━━ Input for this task

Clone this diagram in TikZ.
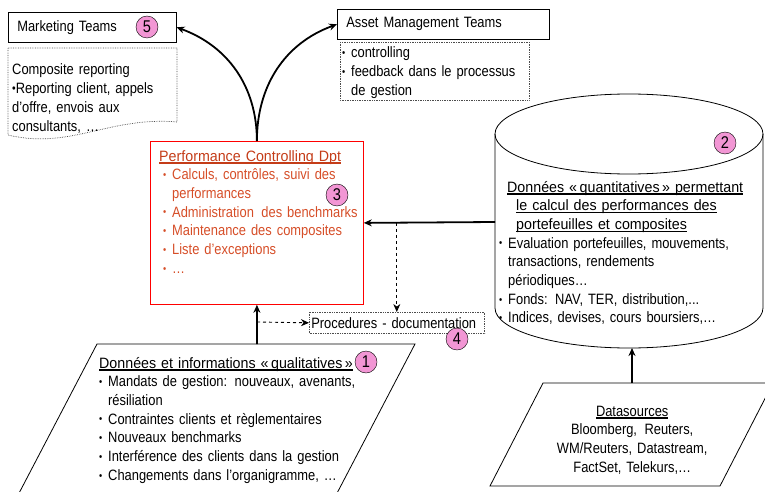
\documentclass[tikz,border=0pt]{standalone}
\usepackage{fontspec}
\setmainfont{Liberation Sans}[FakeStretch=0.86]
\newfontfamily\ttlfont{Liberation Sans}[FakeStretch=0.95]
\usepackage{tikz}
\usetikzlibrary{positioning,arrows.meta}

\definecolor{perfred}{RGB}{255,0,0}
\definecolor{perftext}{RGB}{214,78,40}
\definecolor{perfttl}{RGB}{196,60,24}
\definecolor{badgepink}{RGB}{242,150,212}

\newcommand\ulin[1]{\setbox0\hbox{#1}\rlap{\rule[-2.6pt]{\wd0}{1.5pt}}\box0}
\newcommand\bul{\makebox[9pt][l]{\raisebox{1.2pt}{\scalebox{.7}{\textbullet}}}}

\begin{document}
\begin{tikzpicture}[x=1pt,y=-1pt,>={Stealth[length=8pt,width=7pt]},
    txt/.style={anchor=base west,inner sep=0pt,text width=#1,align=left,
      font=\fontsize{15}{18.7}\selectfont},
    box/.style={draw,semithick,anchor=north west,align=left,
      font=\fontsize{15}{18.7}\selectfont},
    dotbox/.style={densely dotted,black!70,line width=0.7pt},
    badge/.style={circle,draw,fill=badgepink,minimum size=22pt,inner sep=0pt,
      font=\fontsize{17}{17}\selectfont},
    flow/.style={->,line width=1.8pt},
    dflow/.style={->,dashed,line width=0.9pt}]
  \clip (0,0) rectangle (765,492);

  % marketing
  \node[box,minimum height=30pt,text width=150pt,inner xsep=9pt] (mkt) at (8,12) {Marketing Teams};
  \node[badge] (b5) at (147,27) {5};
  \draw[dotbox] (8,48) -- (177,48) -- (177,122)
    .. controls (110,116) and (70,150) .. (8,135) -- cycle;
  \node[txt=165pt] (mktdoc) at (12,75) {Composite reporting\\
    \raisebox{1pt}{\scalebox{.8}{\textbullet}}Reporting client, appels\\
    d'offre, envois aux\\ consultants, \dots};

  % asset management
  \node[box,minimum height=30pt,text width=194pt,inner xsep=9pt] (ams) at (337,9) {Asset Management Teams};
  \draw[dotbox] (340,42) rectangle (529,100);
  \node[txt=185pt] (amsdoc) at (342,58) {\bul controlling\\
    \bul feedback dans le processus\\ \hspace*{9pt}de gestion};

  % performance controlling
  \node[draw=perfred,thick,anchor=north west,minimum width=213pt,minimum height=163pt] (perf) at (150,141) {};
  \node[txt=200pt,text=perftext] (perfdoc) at (159,161) {%
    {\ttlfont\color{perfttl}\ulin{Performance Controlling Dpt}}\\
    \hspace*{4pt}\bul Calculs, contr\^oles, suivi des\\
    \hspace*{13pt}performances\\
    \hspace*{4pt}\bul Administration\, des benchmarks\\
    \hspace*{4pt}\bul Maintenance des composites\\
    \hspace*{4pt}\bul Liste d'exceptions\\
    \hspace*{4pt}\bul \dots};
  \node[badge] (b3) at (337,195) {3};

  % quantitative data (cylinder)
  \draw[thick] (495,134) -- (495,308) arc[start angle=180,end angle=360,x radius=134pt,y radius=40pt] -- (763,134);
  \draw[thick] (629,134) ellipse [x radius=134pt,y radius=40pt];
  \coordinate (cylw) at (495,222);
  \coordinate (cylb) at (632,348);
  \node[badge] (b2) at (725,143) {2};
  \node[txt=262pt] (cyl) at (499,192) {%
    \hspace*{8pt}{\ttlfont\ulin{Donn\'ees \guillemotleft\,quantitatives\,\guillemotright\ permettant}}\\
    \hspace*{17pt}{\ttlfont\ulin{le calcul des performances des}}\\
    \hspace*{17pt}{\ttlfont\ulin{portefeuilles et composites}}\\
    \bul Evaluation portefeuilles, mouvements,\\
    \hspace*{9pt}transactions, rendements\\
    \hspace*{9pt}p\'eriodiques\dots\\
    \bul Fonds: NAV, TER, distribution,...\\
    \bul Indices, devises, cours boursiers,\dots};

  % procedures
  \node[box,draw=none,minimum width=175pt,minimum height=21pt,text width=171pt,inner xsep=2pt] (proc) at (309,312) {Procedures - documentation};
  \draw[dotbox] (proc.north west) rectangle (proc.south east);
  \node[badge] (b4) at (457,339) {4};

  % qualitative data
  \draw[thick] (97,344) -- (415,344) -- (323,520) -- (5,520) -- cycle;
  \coordinate (qualtop) at (257,344);
  \node[txt=300pt] (qual) at (99,368) {%
    {\ttlfont\ulin{Donn\'ees et informations \guillemotleft\,qualitatives\,\guillemotright}}\\
    \bul Mandats de gestion: nouveaux, avenants,\\
    \hspace*{9pt}r\'esiliation\\
    \bul Contraintes clients et r\`eglementaires\\
    \bul Nouveaux benchmarks\\
    \bul Interf\'erence des clients dans la gestion\\
    \bul Changements dans l'organigramme, \dots};
  \node[badge] (b1) at (366,362) {1};

  % datasources
  \draw[thick] (543,383) -- (773,383) -- (720,486) -- (490,486) -- cycle;
  \coordinate (srctop) at (632,383);
  \node[txt=200pt,align=center] (src) at (532,416) {%
    \ulin{Datasources}\\ Bloomberg,\, Reuters,\\ WM/Reuters, Datastream,\\ FactSet, Telekurs,\dots};

  % connectors
  \draw[flow] (perf.north) to[out=90,in=-20] (mkt.east);
  \draw[flow] (perf.north) to[out=90,in=200] (ams.west);
  \draw[flow] (cylw) -- (perf.east);
  \draw[dflow] (proc.north |- perf.east) -- (proc.north);
  \draw[flow] (qualtop) -- (perf.south);
  \coordinate (dsplit) at (257,322);
  \draw[dflow] (dsplit) -- (proc.west);
  \draw[flow] (srctop) -- (cylb);
\end{tikzpicture}
\end{document}
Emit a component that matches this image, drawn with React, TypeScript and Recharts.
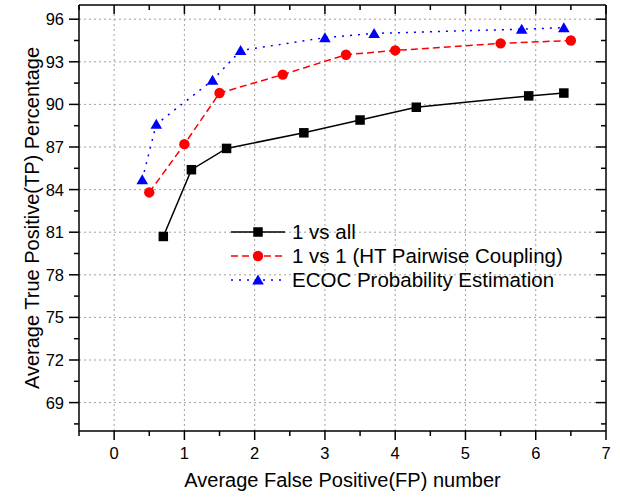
import React from 'react';
import { LineChart, Line, XAxis, YAxis, ReferenceLine, Legend, Label } from 'recharts';

// x = average false positives, y = true positive %
const oneVsAllX = [0.7, 1.1, 1.6, 2.7, 3.5, 4.3, 5.9, 6.4];
const oneVsAllY = [80.7, 85.4, 86.9, 88.0, 88.9, 89.8, 90.6, 90.8];
const oneVsOneX = [0.5, 1.0, 1.5, 2.4, 3.3, 4.0, 5.5, 6.5];
const oneVsOneY = [83.8, 87.2, 90.8, 92.1, 93.5, 93.8, 94.3, 94.5];
const ecocX = [0.4, 0.6, 1.4, 1.8, 3.0, 3.7, 5.8, 6.4];
const ecocY = [84.7, 88.6, 91.7, 93.8, 94.7, 95.0, 95.3, 95.4];

const xTicks = [-0.5, 0, 0.5, 1, 1.5, 2, 2.5, 3, 3.5, 4, 4.5, 5, 5.5, 6, 6.5, 7];
const xLabels = [0, 1, 2, 3, 4, 5, 6, 7];
const yTicks = [67.5, 69, 70.5, 72, 73.5, 75, 76.5, 78, 79.5, 81, 82.5, 84, 85.5, 87, 88.5, 90, 91.5, 93, 94.5, 96];
const yLabels = [69, 72, 75, 78, 81, 84, 87, 90, 93, 96];
const xGrid = [0, 1, 2, 3, 4, 5, 6];
const yGrid = [69, 72, 75, 78, 81, 84, 87, 90, 93, 96];

const seriesNames = ['1 vs all', '1 vs 1 (HT Pairwise Coupling)', 'ECOC Probability Estimation'];

const FONT = '"Liberation Sans", Arial, Helvetica, sans-serif';

const toPoints = (xs: number[], ys: number[]) => xs.map((x, i) => ({ x, y: ys[i] }));

const Square = ({ cx, cy }: any) =>
  cx == null ? null : <rect x={cx - 4.75} y={cy - 4.75} width={9.5} height={9.5} fill="#000" />;
const Circle = ({ cx, cy }: any) =>
  cx == null ? null : <circle cx={cx} cy={cy} r={5.2} fill="#ff0000" />;
const Triangle = ({ cx, cy }: any) =>
  cx == null ? null : (
    <polygon points={`${cx},${cy - 5.5} ${cx - 5.8},${cy + 4.5} ${cx + 5.8},${cy + 4.5}`} fill="#0000ff" />
  );

const series = [
  { name: seriesNames[0], data: toPoints(oneVsAllX, oneVsAllY), color: '#000000', dash: undefined, Dot: Square },
  { name: seriesNames[1], data: toPoints(oneVsOneX, oneVsOneY), color: '#ff0000', dash: '7 4', Dot: Circle },
  { name: seriesNames[2], data: toPoints(ecocX, ecocY), color: '#0000ff', dash: '2 6', Dot: Triangle },
];

const BottomTick = ({ x, y, payload }: any) => {
  const major = xLabels.includes(payload.value);
  return (
    <g>
      <line x1={x} x2={x} y1={y} y2={y + (major ? 9 : 5)} stroke="#000" strokeWidth={1.5} />
      {major && (
        <text x={x} y={y + 22} textAnchor="middle" dominantBaseline="central" fontSize={16.5} fontFamily={FONT} fill="#000">
          {payload.value}
        </text>
      )}
    </g>
  );
};

const TopTick = ({ x, y, payload }: any) => {
  const major = xLabels.includes(payload.value);
  return <line x1={x} x2={x} y1={y} y2={y + (major ? 9 : 5)} stroke="#000" strokeWidth={1.5} />;
};

const LeftTick = ({ x, y, payload }: any) => {
  const major = yLabels.includes(payload.value);
  return (
    <g>
      <line x1={x} x2={x - (major ? 10 : 5)} y1={y} y2={y} stroke="#000" strokeWidth={1.5} />
      {major && (
        <text x={x - 15} y={y} textAnchor="end" dominantBaseline="central" fontSize={16.5} fontFamily={FONT} fill="#000">
          {payload.value}
        </text>
      )}
    </g>
  );
};

const RightTick = ({ x, y, payload }: any) => {
  const major = yLabels.includes(payload.value);
  return <line x1={x} x2={x - (major ? 10 : 5)} y1={y} y2={y} stroke="#000" strokeWidth={1.5} />;
};

const renderLegend = () => (
  <div style={{ fontFamily: FONT, fontSize: 20.5, color: '#000' }}>
    {series.map((s) => (
      <div key={s.name} style={{ display: 'flex', alignItems: 'center', height: 24 }}>
        <svg width={60} height={20} style={{ marginRight: 3 }}>
          <line x1={2} x2={56} y1={10} y2={10} stroke={s.color} strokeWidth={1.5} strokeDasharray={s.dash} />
          <s.Dot cx={29} cy={10} />
        </svg>
        <span>{s.name}</span>
      </div>
    ))}
  </div>
);

const axisLine = { stroke: '#000', strokeWidth: 1.5 };

export default function App() {
  return (
    <div style={{ position: 'absolute', left: 0, top: 0, width: 620, height: 498, background: '#fff' }}>
      <LineChart width={620} height={498} margin={{ top: 0, right: 0, bottom: 0, left: 0 }}>
        <XAxis
          xAxisId="b"
          dataKey="x"
          type="number"
          domain={[-0.5, 7]}
          ticks={xTicks}
          interval={0}
          allowDataOverflow
          height={67}
          tickSize={0}
          tickMargin={0}
          tickLine={false}
          axisLine={axisLine}
          tick={<BottomTick />}
        >
          <Label value="Average False Positive(FP) number" position="center" dy={15} fontSize={20} fontFamily={FONT} fill="#000" />
        </XAxis>
        <XAxis
          xAxisId="t"
          orientation="top"
          dataKey="x"
          type="number"
          domain={[-0.5, 7]}
          ticks={xTicks}
          interval={0}
          allowDataOverflow
          height={5}
          tickSize={0}
          tickMargin={0}
          tickLine={false}
          axisLine={axisLine}
          tick={<TopTick />}
        />
        <YAxis
          yAxisId="l"
          type="number"
          domain={[67, 97]}
          ticks={yTicks}
          interval={0}
          allowDataOverflow
          width={79}
          tickSize={0}
          tickMargin={0}
          tickLine={false}
          axisLine={axisLine}
          tick={<LeftTick />}
        >
          <Label value="Average True Positive(TP) Percentage" angle={-90} position="center" dx={-8} fontSize={20} fontFamily={FONT} fill="#000" />
        </YAxis>
        <YAxis
          yAxisId="r"
          orientation="right"
          type="number"
          domain={[67, 97]}
          ticks={yTicks}
          interval={0}
          allowDataOverflow
          width={14}
          tickSize={0}
          tickMargin={0}
          tickLine={false}
          axisLine={axisLine}
          tick={<RightTick />}
        />
        {xGrid.map((v) => (
          <ReferenceLine key={'gx' + v} x={v} xAxisId="b" yAxisId="l" stroke="#a0a0a0" strokeDasharray="2 3" strokeWidth={1} />
        ))}
        {yGrid.map((v) => (
          <ReferenceLine key={'gy' + v} y={v} xAxisId="b" yAxisId="l" stroke="#a0a0a0" strokeDasharray="2 3" strokeWidth={1} />
        ))}
        {series.map((s) => (
          <Line
            key={s.name}
            name={s.name}
            data={s.data}
            dataKey="y"
            xAxisId="b"
            yAxisId="l"
            type="linear"
            stroke={s.color}
            strokeWidth={1.5}
            strokeDasharray={s.dash}
            dot={<s.Dot />}
            activeDot={false}
            isAnimationActive={false}
          />
        ))}
        <Legend
          content={renderLegend}
          layout="horizontal"
          verticalAlign="middle"
          align="center"
          wrapperStyle={{ left: 229, top: 220, width: 385 }}
        />
      </LineChart>
    </div>
  );
}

━━━━

## What to produce
Print the line above containing "Emit a component", the line containing "const toPoints = (xs: number[], ys: number[])", and everything between them, exactly as written. Pictures stay out.

## Solution for this exercise
Emit a component that matches this image, drawn with React, TypeScript and Recharts.
import React from 'react';
import { LineChart, Line, XAxis, YAxis, ReferenceLine, Legend, Label } from 'recharts';

// x = average false positives, y = true positive %
const oneVsAllX = [0.7, 1.1, 1.6, 2.7, 3.5, 4.3, 5.9, 6.4];
const oneVsAllY = [80.7, 85.4, 86.9, 88.0, 88.9, 89.8, 90.6, 90.8];
const oneVsOneX = [0.5, 1.0, 1.5, 2.4, 3.3, 4.0, 5.5, 6.5];
const oneVsOneY = [83.8, 87.2, 90.8, 92.1, 93.5, 93.8, 94.3, 94.5];
const ecocX = [0.4, 0.6, 1.4, 1.8, 3.0, 3.7, 5.8, 6.4];
const ecocY = [84.7, 88.6, 91.7, 93.8, 94.7, 95.0, 95.3, 95.4];

const xTicks = [-0.5, 0, 0.5, 1, 1.5, 2, 2.5, 3, 3.5, 4, 4.5, 5, 5.5, 6, 6.5, 7];
const xLabels = [0, 1, 2, 3, 4, 5, 6, 7];
const yTicks = [67.5, 69, 70.5, 72, 73.5, 75, 76.5, 78, 79.5, 81, 82.5, 84, 85.5, 87, 88.5, 90, 91.5, 93, 94.5, 96];
const yLabels = [69, 72, 75, 78, 81, 84, 87, 90, 93, 96];
const xGrid = [0, 1, 2, 3, 4, 5, 6];
const yGrid = [69, 72, 75, 78, 81, 84, 87, 90, 93, 96];

const seriesNames = ['1 vs all', '1 vs 1 (HT Pairwise Coupling)', 'ECOC Probability Estimation'];

const FONT = '"Liberation Sans", Arial, Helvetica, sans-serif';

const toPoints = (xs: number[], ys: number[]) => xs.map((x, i) => ({ x, y: ys[i] }));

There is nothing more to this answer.